Kesimpulan: Inovasi Teknologi = Jalan Keluar dari Middle-Income Trap
Daya saing industri nasional tidak bisa lagi dibangun di atas upah murah atau sumber daya alam semata. Di era ekonomi berbasis pengetahuan dan teknologi, inovasi adalah satu-satunya jalan untuk naik kelas — dari penghasil komoditas menjadi pemain industri bernilai tambah tinggi.
Indonesia memiliki semua modal: pasar domestik besar, bonus demografi, kekayaan sumber daya, dan semangat kewirausahaan. Yang kurang adalah komitmen kolektif untuk menjadikan inovasi teknologi sebagai prioritas nasional — bukan hanya di kementerian tertentu, tapi di seluruh lini kebijakan, pendidikan, dan dunia usaha.
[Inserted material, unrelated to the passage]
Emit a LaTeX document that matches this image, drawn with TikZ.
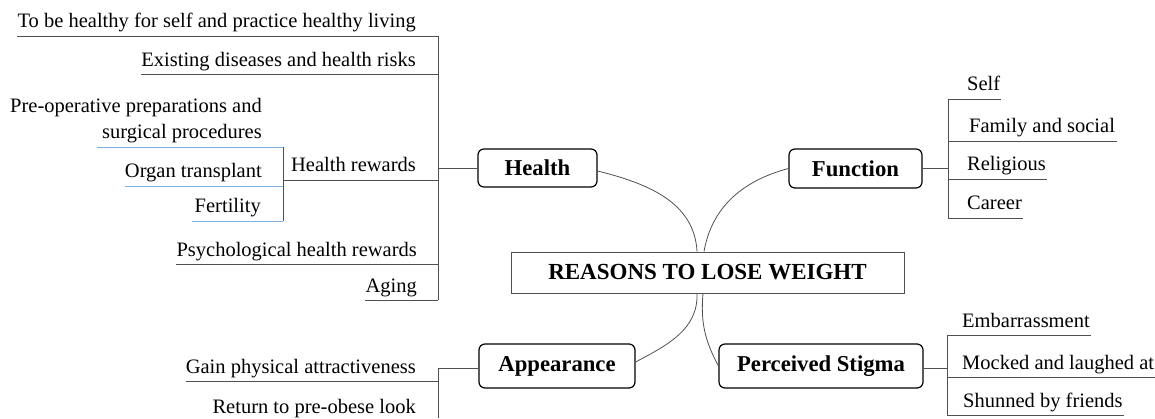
\documentclass[tikz,border=0pt]{standalone}
\usepackage{fontspec}
\setmainfont{Liberation Serif}
\definecolor{linegray}{HTML}{505050}
\definecolor{subblue}{HTML}{7EAEE3}
\begin{document}
\begin{tikzpicture}[x=1pt,y=1pt,
  conn/.style={draw=linegray, line width=0.9pt},
  subline/.style={draw=subblue, line width=0.9pt},
  leaf/.style={font=\fontsize{20.5}{24}\selectfont, inner xsep=0pt, inner ysep=3pt, text depth=5pt},
  leafL/.style={leaf, anchor=base east},
  leafR/.style={leaf, anchor=base west},
  cat/.style={draw=black, line width=1.2pt, rounded corners=6pt, inner sep=0pt,
              font=\fontsize{22.7}{26}\selectfont\bfseries},
  curve/.style={draw=linegray, line width=0.8pt}
]
\useasboundingbox (0,0) rectangle (1155,418);

% central and category nodes
\node[draw=linegray, line width=1pt, minimum width=393pt, minimum height=41pt, inner sep=0pt,
      font=\fontsize{23}{27}\selectfont\bfseries] (C) at (707.5,145.5) {REASONS TO LOSE WEIGHT};
\node[cat, minimum width=119pt, minimum height=38pt] (H) at (537.5,250) {Health};
\node[cat, minimum width=133pt, minimum height=39pt] (F) at (855.5,249.5) {Function};
\node[cat, minimum width=156pt, minimum height=44pt] (A) at (557,52) {Appearance};
\node[cat, minimum width=204pt, minimum height=44pt] (S) at (821,52) {Perceived Stigma};

% curves to centre
\draw[curve] ([yshift=-3pt]H.east) to[out=-14, in=93] ([xshift=-10.5pt]C.north);
\draw[curve] (F.west) to[out=195, in=80] ([xshift=-3.5pt]C.north);
\draw[curve] ([yshift=4pt]A.east) to[out=28, in=-88] ([xshift=-10.5pt]C.south);
\draw[curve] (S.west) to[out=118, in=-95] ([xshift=-4.5pt]C.south);

% ---------- Health branch ----------
\coordinate (hT) at (438,382);
\coordinate (hB) at (438,118);
\draw[conn] (hT) -- (hB);
\draw[conn] (H.west) -- (H.west -| hT);

\node[leafL] (h1) at (416,390) {To be healthy for self and practice healthy living};
\node[leafL] (h2) at (416,351.5) {Existing diseases and health risks};
\node[leafL] (hr) at (416,246) {Health rewards};
\node[leafL] (h4) at (417,162) {Psychological health rewards};
\node[leafL] (h5) at (417,126) {Aging};
\draw[conn] (h1.south west) -- (h1.south west -| hT);
\draw[conn] (h2.south west) -- (h2.south west -| hT);
\draw[conn] (h4.south west) -- (h4.south west -| hT);
\draw[conn] (h5.south west) -- (h5.south west -| hT);

% health rewards sub-branch
\coordinate (sT) at (283,271);
\coordinate (sB) at (283,197);
\draw[conn] (sT) -- (sB);
\draw[conn] (hr.south west -| sT) -- (hr.south west -| hT);
\node[leafL] (p1) at (262,305) {Pre-operative preparations and};
\node[leafL] (p2) at (262,279) {surgical procedures};
\node[leafL] (o1) at (262,240) {Organ transplant};
\node[leafL] (f1) at (261,205) {Fertility};
\draw[subline] ([xshift=-5pt]p2.south west) -- (p2.south west -| sT);
\draw[subline] (o1.south west) -- (o1.south west -| sT);
\draw[subline] ([xshift=-3pt]f1.south west) -- (f1.south west -| sT);

% ---------- Function branch ----------
\coordinate (fT) at (948,319);
\coordinate (fB) at (948,200);
\draw[conn] (fT) -- (fB);
\draw[conn] (F.east) -- (F.east -| fT);
\node[leafR] (r1) at (967,327) {Self};
\node[leafR] (r2) at (969,285) {Family and social};
\node[leafR] (r3) at (967,247) {Religious};
\node[leafR] (r4) at (967,208) {Career};
\draw[conn] (r1.south west -| fT) -- ([xshift=1pt]r1.south east);
\draw[conn] (r2.south west -| fT) -- ([xshift=2pt]r2.south east);
\draw[conn] (r3.south west -| fT) -- ([xshift=1pt]r3.south east);
\draw[conn] (r4.south west -| fT) -- ([xshift=1pt]r4.south east);

% ---------- Perceived Stigma branch ----------
\coordinate (pT) at (947,83);
\coordinate (pB) at (947,3);
\draw[conn] (pT) -- (pB);
\draw[conn] ([yshift=-2pt]S.east) -- ([yshift=-2pt]S.east -| pT);
\node[leafR] (s1) at (962,91) {Embarrassment};
\node[leafR] (s2) at (962,49) {Mocked and laughed at};
\node[leafR] (s3) at (963,11) {Shunned by friends};
\draw[conn] (s1.south west -| pT) -- ([xshift=1pt]s1.south east);
\draw[conn] (s2.south west -| pT) -- (s2.south west -| 1155,0);
\draw[conn] (s3.south west -| pT) -- ([xshift=1pt]s3.south east);

% ---------- Appearance branch ----------
\coordinate (aT) at (438,50);
\coordinate (aB) at (438,0);
\draw[conn] (aT) -- (aB);
\draw[conn] (A.west |- aT) -- (aT);
\node[leafL] (a1) at (416,45) {Gain physical attractiveness};
\node[leafL] (a2) at (416,5) {Return to pre-obese look};
\draw[conn] (a1.south west) -- (a1.south west -| aT);
\end{tikzpicture}
\end{document}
Jika kita gagal berinovasi, maka industri nasional akan terus menjadi “buruh” di rantai pasok global. Tapi jika kita berhasil, maka Indonesia bisa menjadi pusat manufaktur canggih, produsen teknologi hijau, dan eksportir solusi digital untuk negara berkembang lainnya.
Inovasi teknologi bukan sekadar alat — ia adalah tiket emas menuju masa depan yang berdaulat, mandiri, dan berdaya saing global.